GIVEN REQUEST — Starting at the line that contains "Output the component" and stopping at the line that contains "PieChart, Pie, Cell", copy every line exactly, both ends included, without the pictures.

SOURCE RECORDS —

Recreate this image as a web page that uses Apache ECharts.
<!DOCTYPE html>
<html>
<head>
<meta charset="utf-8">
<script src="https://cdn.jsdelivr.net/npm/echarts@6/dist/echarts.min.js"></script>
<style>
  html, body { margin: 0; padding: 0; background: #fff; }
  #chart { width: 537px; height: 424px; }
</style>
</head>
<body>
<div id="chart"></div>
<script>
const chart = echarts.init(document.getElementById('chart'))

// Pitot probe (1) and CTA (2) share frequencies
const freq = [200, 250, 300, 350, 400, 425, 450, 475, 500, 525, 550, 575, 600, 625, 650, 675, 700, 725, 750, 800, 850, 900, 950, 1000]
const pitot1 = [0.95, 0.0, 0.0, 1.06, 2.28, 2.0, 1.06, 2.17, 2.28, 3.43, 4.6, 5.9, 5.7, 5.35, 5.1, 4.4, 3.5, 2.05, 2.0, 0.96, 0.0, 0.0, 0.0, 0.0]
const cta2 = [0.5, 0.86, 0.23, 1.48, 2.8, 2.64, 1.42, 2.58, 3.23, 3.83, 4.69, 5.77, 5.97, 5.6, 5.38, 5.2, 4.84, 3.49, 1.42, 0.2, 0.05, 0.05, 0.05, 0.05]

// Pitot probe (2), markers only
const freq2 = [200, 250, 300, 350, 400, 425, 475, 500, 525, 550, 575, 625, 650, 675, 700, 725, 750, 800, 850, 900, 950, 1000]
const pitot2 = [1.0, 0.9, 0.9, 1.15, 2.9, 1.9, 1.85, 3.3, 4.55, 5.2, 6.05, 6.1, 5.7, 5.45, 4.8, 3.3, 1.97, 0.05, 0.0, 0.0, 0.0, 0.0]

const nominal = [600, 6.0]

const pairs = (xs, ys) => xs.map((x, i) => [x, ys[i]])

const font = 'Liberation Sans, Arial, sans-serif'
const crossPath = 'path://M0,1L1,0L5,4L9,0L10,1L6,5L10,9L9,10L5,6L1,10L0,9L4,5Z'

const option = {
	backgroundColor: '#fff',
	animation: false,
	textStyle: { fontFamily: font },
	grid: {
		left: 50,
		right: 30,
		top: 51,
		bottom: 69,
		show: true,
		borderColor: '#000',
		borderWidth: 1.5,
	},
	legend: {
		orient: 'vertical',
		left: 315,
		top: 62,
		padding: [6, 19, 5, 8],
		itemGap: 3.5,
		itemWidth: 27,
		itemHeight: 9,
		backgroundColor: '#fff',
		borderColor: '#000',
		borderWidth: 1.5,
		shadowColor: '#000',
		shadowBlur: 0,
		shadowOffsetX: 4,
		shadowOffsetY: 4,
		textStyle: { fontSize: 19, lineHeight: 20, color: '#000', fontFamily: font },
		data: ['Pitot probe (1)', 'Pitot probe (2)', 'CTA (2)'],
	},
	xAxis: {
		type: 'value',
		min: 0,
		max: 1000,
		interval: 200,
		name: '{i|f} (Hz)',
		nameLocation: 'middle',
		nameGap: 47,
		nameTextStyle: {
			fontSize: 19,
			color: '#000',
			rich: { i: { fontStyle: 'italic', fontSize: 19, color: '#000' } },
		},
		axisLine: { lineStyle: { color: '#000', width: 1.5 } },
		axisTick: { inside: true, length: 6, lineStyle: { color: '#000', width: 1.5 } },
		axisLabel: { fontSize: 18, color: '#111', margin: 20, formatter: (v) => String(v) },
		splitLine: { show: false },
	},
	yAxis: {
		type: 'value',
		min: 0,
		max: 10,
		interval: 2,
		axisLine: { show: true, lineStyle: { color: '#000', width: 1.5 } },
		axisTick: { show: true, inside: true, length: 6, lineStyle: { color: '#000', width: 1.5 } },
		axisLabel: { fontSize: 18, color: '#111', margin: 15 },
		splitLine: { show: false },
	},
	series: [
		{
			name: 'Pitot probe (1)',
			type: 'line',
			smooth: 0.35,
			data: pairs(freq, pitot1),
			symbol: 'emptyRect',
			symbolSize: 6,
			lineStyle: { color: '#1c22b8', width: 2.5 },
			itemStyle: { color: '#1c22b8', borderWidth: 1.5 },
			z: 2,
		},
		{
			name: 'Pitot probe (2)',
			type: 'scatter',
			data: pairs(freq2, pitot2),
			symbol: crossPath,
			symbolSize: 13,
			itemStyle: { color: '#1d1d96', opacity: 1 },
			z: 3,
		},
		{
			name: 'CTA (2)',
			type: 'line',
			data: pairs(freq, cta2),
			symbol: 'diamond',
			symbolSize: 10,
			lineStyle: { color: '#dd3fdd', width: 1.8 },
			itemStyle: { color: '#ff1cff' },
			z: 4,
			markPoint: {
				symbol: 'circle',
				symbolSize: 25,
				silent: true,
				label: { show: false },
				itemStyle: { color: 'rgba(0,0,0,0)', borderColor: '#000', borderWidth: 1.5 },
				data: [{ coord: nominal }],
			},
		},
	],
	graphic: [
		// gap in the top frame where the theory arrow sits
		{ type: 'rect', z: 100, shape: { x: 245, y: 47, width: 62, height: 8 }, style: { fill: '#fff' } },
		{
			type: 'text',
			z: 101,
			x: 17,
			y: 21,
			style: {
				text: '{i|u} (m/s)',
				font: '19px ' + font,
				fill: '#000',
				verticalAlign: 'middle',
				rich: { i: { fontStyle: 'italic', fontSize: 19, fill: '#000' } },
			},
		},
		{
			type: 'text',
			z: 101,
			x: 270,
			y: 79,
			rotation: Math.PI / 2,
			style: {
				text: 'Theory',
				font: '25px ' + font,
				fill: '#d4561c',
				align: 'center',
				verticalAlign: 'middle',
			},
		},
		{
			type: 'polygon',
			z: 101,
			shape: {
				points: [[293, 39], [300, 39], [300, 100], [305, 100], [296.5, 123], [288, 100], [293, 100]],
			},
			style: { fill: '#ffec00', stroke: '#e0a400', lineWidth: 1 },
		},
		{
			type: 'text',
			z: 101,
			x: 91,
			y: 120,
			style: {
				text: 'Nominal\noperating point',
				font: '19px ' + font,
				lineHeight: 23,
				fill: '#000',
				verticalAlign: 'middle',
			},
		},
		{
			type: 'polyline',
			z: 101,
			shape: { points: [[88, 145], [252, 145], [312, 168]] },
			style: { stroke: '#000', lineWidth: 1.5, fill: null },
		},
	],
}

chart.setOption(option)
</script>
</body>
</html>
==
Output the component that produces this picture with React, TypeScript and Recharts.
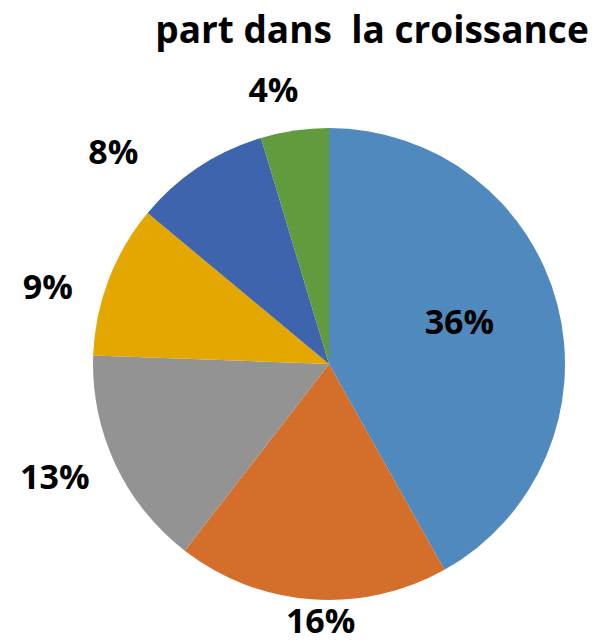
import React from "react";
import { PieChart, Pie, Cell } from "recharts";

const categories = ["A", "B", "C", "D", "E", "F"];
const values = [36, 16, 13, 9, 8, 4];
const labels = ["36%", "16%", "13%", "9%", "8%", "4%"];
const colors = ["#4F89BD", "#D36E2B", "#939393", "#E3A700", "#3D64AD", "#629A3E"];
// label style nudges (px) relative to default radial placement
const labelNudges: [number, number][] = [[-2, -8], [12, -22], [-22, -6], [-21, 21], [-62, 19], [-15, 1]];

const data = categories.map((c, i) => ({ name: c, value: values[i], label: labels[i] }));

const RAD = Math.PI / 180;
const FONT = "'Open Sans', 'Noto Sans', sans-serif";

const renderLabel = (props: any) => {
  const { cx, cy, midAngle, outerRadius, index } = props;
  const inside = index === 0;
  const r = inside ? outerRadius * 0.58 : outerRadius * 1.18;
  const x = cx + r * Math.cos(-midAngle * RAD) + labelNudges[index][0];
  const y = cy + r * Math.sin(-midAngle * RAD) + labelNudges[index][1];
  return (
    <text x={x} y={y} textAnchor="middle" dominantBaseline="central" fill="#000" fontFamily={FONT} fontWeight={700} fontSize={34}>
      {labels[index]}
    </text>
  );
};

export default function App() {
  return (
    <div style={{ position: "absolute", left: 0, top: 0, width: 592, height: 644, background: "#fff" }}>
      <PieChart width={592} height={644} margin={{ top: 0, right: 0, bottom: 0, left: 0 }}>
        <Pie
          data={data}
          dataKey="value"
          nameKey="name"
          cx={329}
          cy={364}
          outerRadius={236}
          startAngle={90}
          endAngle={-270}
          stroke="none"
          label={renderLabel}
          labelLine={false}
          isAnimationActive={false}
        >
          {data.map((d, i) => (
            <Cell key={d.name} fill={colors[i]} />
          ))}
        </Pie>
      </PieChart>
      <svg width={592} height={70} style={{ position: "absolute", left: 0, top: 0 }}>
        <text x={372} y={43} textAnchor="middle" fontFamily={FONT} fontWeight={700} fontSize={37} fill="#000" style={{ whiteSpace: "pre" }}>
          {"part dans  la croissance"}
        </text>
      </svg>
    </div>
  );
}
...
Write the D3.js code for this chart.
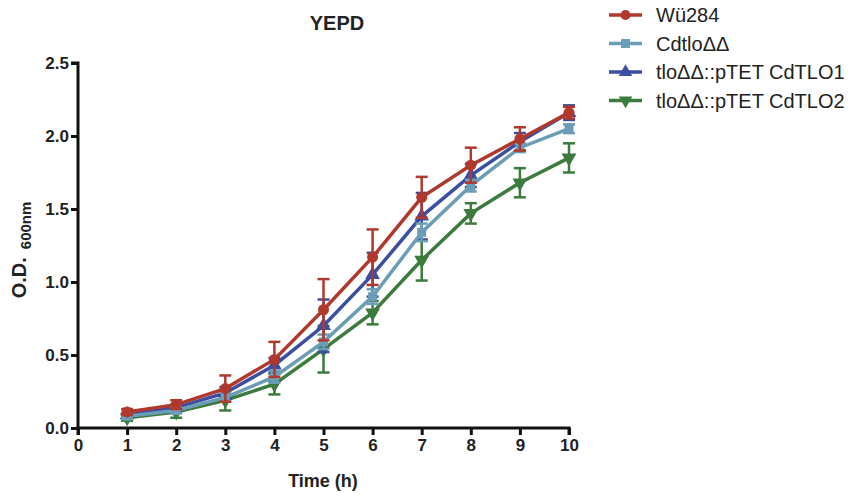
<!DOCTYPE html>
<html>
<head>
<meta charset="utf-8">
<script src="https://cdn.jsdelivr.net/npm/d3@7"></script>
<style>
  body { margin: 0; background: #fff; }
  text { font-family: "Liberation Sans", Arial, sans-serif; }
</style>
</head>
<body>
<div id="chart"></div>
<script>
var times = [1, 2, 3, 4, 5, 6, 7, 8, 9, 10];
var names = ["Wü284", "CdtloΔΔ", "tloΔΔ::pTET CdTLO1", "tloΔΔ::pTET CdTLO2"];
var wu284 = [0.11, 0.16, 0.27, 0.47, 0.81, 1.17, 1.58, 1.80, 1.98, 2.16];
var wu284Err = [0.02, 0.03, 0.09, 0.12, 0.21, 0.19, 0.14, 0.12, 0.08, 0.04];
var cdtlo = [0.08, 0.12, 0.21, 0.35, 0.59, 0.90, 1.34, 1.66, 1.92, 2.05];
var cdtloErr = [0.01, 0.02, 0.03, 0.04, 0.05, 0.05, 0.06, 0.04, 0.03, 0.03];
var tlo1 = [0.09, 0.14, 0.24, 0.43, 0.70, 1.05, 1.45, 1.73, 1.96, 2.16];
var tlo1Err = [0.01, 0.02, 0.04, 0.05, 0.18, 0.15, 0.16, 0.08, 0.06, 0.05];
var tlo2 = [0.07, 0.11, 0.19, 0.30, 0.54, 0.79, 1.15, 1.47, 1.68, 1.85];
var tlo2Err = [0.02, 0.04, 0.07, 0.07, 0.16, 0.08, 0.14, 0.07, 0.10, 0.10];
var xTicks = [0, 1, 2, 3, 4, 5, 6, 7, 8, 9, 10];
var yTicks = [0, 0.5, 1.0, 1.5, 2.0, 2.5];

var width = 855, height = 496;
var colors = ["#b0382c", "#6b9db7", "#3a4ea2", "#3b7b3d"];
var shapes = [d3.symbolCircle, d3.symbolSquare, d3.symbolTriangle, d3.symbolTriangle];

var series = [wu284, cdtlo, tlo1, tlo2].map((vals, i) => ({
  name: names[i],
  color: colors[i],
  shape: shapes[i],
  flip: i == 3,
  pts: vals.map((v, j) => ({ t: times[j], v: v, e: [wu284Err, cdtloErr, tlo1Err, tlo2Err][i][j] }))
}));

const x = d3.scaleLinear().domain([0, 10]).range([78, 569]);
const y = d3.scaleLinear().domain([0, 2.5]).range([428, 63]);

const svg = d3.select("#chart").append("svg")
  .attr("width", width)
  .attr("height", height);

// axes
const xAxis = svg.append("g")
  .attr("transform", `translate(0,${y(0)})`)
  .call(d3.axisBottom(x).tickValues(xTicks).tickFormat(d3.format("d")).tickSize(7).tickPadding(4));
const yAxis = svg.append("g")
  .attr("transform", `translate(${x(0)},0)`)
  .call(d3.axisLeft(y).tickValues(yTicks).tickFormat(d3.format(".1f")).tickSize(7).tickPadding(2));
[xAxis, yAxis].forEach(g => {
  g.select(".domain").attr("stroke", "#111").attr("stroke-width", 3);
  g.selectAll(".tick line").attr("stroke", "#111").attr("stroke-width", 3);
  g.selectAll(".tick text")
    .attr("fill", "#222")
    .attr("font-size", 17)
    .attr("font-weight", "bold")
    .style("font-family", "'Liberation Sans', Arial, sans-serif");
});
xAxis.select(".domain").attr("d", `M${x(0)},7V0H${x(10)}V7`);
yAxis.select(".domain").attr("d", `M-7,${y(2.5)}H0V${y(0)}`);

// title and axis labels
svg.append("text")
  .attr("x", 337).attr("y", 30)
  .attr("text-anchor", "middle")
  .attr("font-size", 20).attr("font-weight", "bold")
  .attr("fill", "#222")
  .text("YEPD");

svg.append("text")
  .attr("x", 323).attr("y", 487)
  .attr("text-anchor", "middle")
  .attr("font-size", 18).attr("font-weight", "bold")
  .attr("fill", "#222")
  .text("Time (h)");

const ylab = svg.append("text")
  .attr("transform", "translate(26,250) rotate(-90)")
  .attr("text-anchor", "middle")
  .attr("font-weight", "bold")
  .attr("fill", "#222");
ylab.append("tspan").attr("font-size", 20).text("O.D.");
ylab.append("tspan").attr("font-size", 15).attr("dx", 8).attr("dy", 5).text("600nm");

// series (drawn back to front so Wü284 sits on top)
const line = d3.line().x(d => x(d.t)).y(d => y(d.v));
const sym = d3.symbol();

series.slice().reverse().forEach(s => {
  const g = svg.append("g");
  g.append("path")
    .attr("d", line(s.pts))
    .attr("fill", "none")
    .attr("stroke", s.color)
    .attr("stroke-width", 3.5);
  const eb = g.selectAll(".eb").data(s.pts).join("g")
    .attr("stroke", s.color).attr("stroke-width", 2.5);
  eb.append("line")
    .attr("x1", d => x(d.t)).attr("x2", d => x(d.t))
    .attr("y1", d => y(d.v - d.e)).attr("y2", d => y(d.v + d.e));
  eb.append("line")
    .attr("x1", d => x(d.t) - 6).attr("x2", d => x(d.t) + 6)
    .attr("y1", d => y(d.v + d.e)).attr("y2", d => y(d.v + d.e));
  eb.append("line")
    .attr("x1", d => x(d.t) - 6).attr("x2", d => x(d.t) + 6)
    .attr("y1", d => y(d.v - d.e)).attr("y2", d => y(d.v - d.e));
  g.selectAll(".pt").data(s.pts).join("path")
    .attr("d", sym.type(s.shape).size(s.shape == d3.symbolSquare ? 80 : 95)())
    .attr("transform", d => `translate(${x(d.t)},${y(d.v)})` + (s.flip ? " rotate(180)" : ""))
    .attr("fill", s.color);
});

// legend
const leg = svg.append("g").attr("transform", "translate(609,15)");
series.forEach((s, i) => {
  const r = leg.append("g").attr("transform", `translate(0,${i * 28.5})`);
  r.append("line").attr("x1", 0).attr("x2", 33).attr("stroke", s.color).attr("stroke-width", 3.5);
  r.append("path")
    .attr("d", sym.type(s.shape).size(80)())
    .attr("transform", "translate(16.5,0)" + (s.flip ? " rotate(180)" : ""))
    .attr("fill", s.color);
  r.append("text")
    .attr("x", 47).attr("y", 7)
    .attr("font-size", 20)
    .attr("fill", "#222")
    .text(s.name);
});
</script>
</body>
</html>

EXERCISE RESULT —
Output the component that produces this picture with React, TypeScript and Recharts.
import React from "react";
import { PieChart, Pie, Cell } from "recharts";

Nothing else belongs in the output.